Task goal
Without including the pictures, copy out every line below.

_ _ _ _ _

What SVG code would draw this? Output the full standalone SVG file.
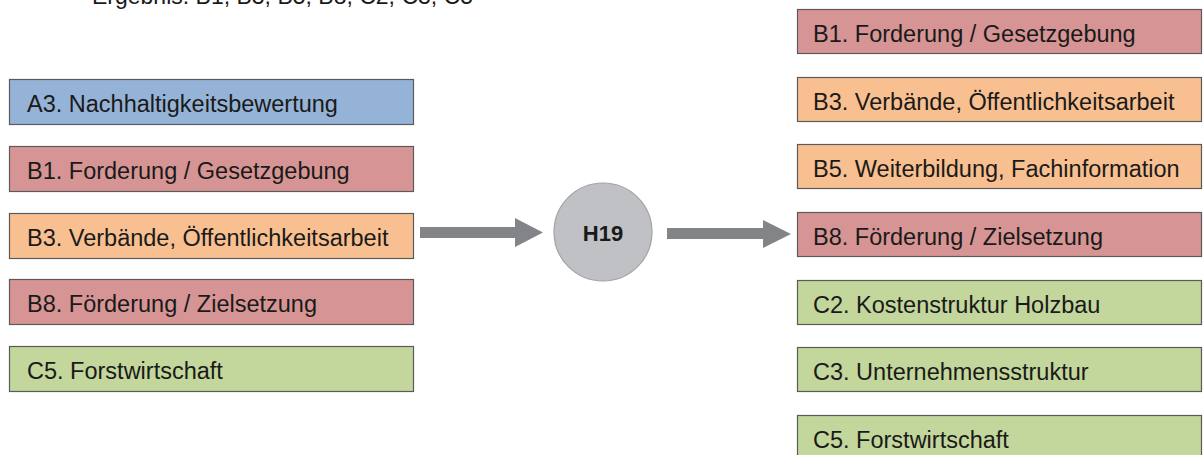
<svg xmlns="http://www.w3.org/2000/svg" width="1203" height="455" viewBox="0 0 1203 455">
<style>
.box{stroke:#5a5a5a;stroke-width:1.2}
.blue{fill:#95b3d7}.red{fill:#d69594}.orange{fill:#f8c090}.green{fill:#c3d69b}
.t{font-family:"Liberation Sans",Arial,sans-serif;font-size:23.5px;fill:#1a1a1a}
.arrow{fill:#838487}
</style>
<rect width="1203" height="455" fill="#ffffff"/>
<text class="t" x="92" y="4" style="font-size:23px">Ergebnis: B1, B3, B5, B8, C2, C3, C5</text>
<g id="left-A3"><rect class="box blue" x="9.5" y="79.5" width="404" height="45"/><text class="t" x="27" y="112">A3. Nachhaltigkeitsbewertung</text></g>
<g id="left-B1"><rect class="box red" x="9.5" y="146.5" width="404" height="45"/><text class="t" x="27" y="179">B1. Forderung / Gesetzgebung</text></g>
<g id="left-B3"><rect class="box orange" x="9.5" y="213.5" width="404" height="45"/><text class="t" x="27" y="246">B3. Verbände, Öffentlichkeitsarbeit</text></g>
<g id="left-B8"><rect class="box red" x="9.5" y="279.5" width="404" height="45"/><text class="t" x="27" y="312">B8. Förderung / Zielsetzung</text></g>
<g id="left-C5"><rect class="box green" x="9.5" y="346.5" width="404" height="45"/><text class="t" x="27" y="379">C5. Forstwirtschaft</text></g>
<g id="H19"><circle cx="603" cy="232" r="49" fill="#c0c1c5" stroke="#a2a3a7" stroke-width="1.2"/><text class="t" x="603" y="240.5" text-anchor="middle" style="font-weight:bold;font-size:22px">H19</text></g>
<g id="right-B1"><rect class="box red" x="797.5" y="9.5" width="404" height="44"/><text class="t" x="813" y="42">B1. Forderung / Gesetzgebung</text></g>
<g id="right-B3"><rect class="box orange" x="797.5" y="77.5" width="404" height="44"/><text class="t" x="813" y="110">B3. Verbände, Öffentlichkeitsarbeit</text></g>
<g id="right-B5"><rect class="box orange" x="797.5" y="144.5" width="404" height="44"/><text class="t" x="813" y="177">B5. Weiterbildung, Fachinformation</text></g>
<g id="right-B8"><rect class="box red" x="797.5" y="212.5" width="404" height="44"/><text class="t" x="813" y="245">B8. Förderung / Zielsetzung</text></g>
<g id="right-C2"><rect class="box green" x="797.5" y="280.5" width="404" height="44"/><text class="t" x="813" y="313">C2. Kostenstruktur Holzbau</text></g>
<g id="right-C3"><rect class="box green" x="797.5" y="347.5" width="404" height="44"/><text class="t" x="813" y="380">C3. Unternehmensstruktur</text></g>
<g id="right-C5"><rect class="box green" x="797.5" y="415.5" width="404" height="44"/><text class="t" x="813" y="448">C5. Forstwirtschaft</text></g>
<g id="connectors">
<polygon class="arrow" points="420,227 515,227 515,218 543,232.5 515,247 515,238 420,238"/>
<polygon class="arrow" points="667,228 763,228 763,220 791,234 763,248 763,239 667,239"/>
</g>
</svg>
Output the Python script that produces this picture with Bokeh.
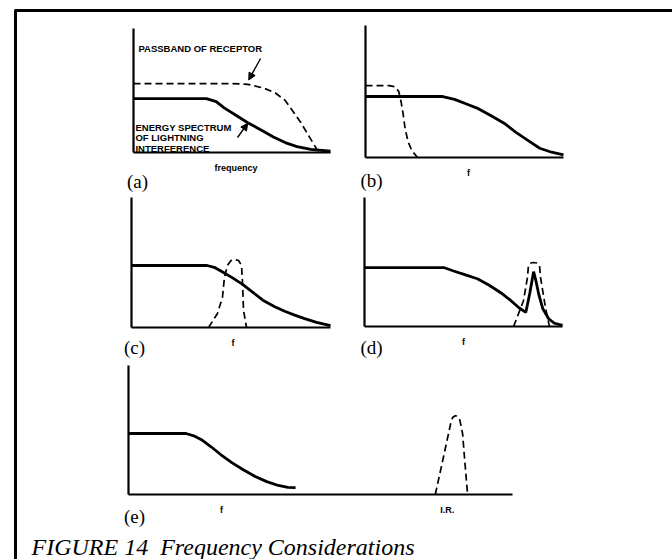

_ _ _ _ _

Complete response
What SVG code would draw this? Output the full standalone SVG file.
<svg xmlns="http://www.w3.org/2000/svg" width="1203" height="455" viewBox="0 0 1203 455">
<style>
.box{stroke:#5a5a5a;stroke-width:1.2}
.blue{fill:#95b3d7}.red{fill:#d69594}.orange{fill:#f8c090}.green{fill:#c3d69b}
.t{font-family:"Liberation Sans",Arial,sans-serif;font-size:23.5px;fill:#1a1a1a}
.arrow{fill:#838487}
</style>
<rect width="1203" height="455" fill="#ffffff"/>
<text class="t" x="92" y="4" style="font-size:23px">Ergebnis: B1, B3, B5, B8, C2, C3, C5</text>
<g id="left-A3"><rect class="box blue" x="9.5" y="79.5" width="404" height="45"/><text class="t" x="27" y="112">A3. Nachhaltigkeitsbewertung</text></g>
<g id="left-B1"><rect class="box red" x="9.5" y="146.5" width="404" height="45"/><text class="t" x="27" y="179">B1. Forderung / Gesetzgebung</text></g>
<g id="left-B3"><rect class="box orange" x="9.5" y="213.5" width="404" height="45"/><text class="t" x="27" y="246">B3. Verbände, Öffentlichkeitsarbeit</text></g>
<g id="left-B8"><rect class="box red" x="9.5" y="279.5" width="404" height="45"/><text class="t" x="27" y="312">B8. Förderung / Zielsetzung</text></g>
<g id="left-C5"><rect class="box green" x="9.5" y="346.5" width="404" height="45"/><text class="t" x="27" y="379">C5. Forstwirtschaft</text></g>
<g id="H19"><circle cx="603" cy="232" r="49" fill="#c0c1c5" stroke="#a2a3a7" stroke-width="1.2"/><text class="t" x="603" y="240.5" text-anchor="middle" style="font-weight:bold;font-size:22px">H19</text></g>
<g id="right-B1"><rect class="box red" x="797.5" y="9.5" width="404" height="44"/><text class="t" x="813" y="42">B1. Forderung / Gesetzgebung</text></g>
<g id="right-B3"><rect class="box orange" x="797.5" y="77.5" width="404" height="44"/><text class="t" x="813" y="110">B3. Verbände, Öffentlichkeitsarbeit</text></g>
<g id="right-B5"><rect class="box orange" x="797.5" y="144.5" width="404" height="44"/><text class="t" x="813" y="177">B5. Weiterbildung, Fachinformation</text></g>
<g id="right-B8"><rect class="box red" x="797.5" y="212.5" width="404" height="44"/><text class="t" x="813" y="245">B8. Förderung / Zielsetzung</text></g>
<g id="right-C2"><rect class="box green" x="797.5" y="280.5" width="404" height="44"/><text class="t" x="813" y="313">C2. Kostenstruktur Holzbau</text></g>
<g id="right-C3"><rect class="box green" x="797.5" y="347.5" width="404" height="44"/><text class="t" x="813" y="380">C3. Unternehmensstruktur</text></g>
<g id="right-C5"><rect class="box green" x="797.5" y="415.5" width="404" height="44"/><text class="t" x="813" y="448">C5. Forstwirtschaft</text></g>
<g id="connectors">
<polygon class="arrow" points="420,227 515,227 515,218 543,232.5 515,247 515,238 420,238"/>
<polygon class="arrow" points="667,228 763,228 763,220 791,234 763,248 763,239 667,239"/>
</g>
</svg>
Output the Python script that produces this picture with Bokeh.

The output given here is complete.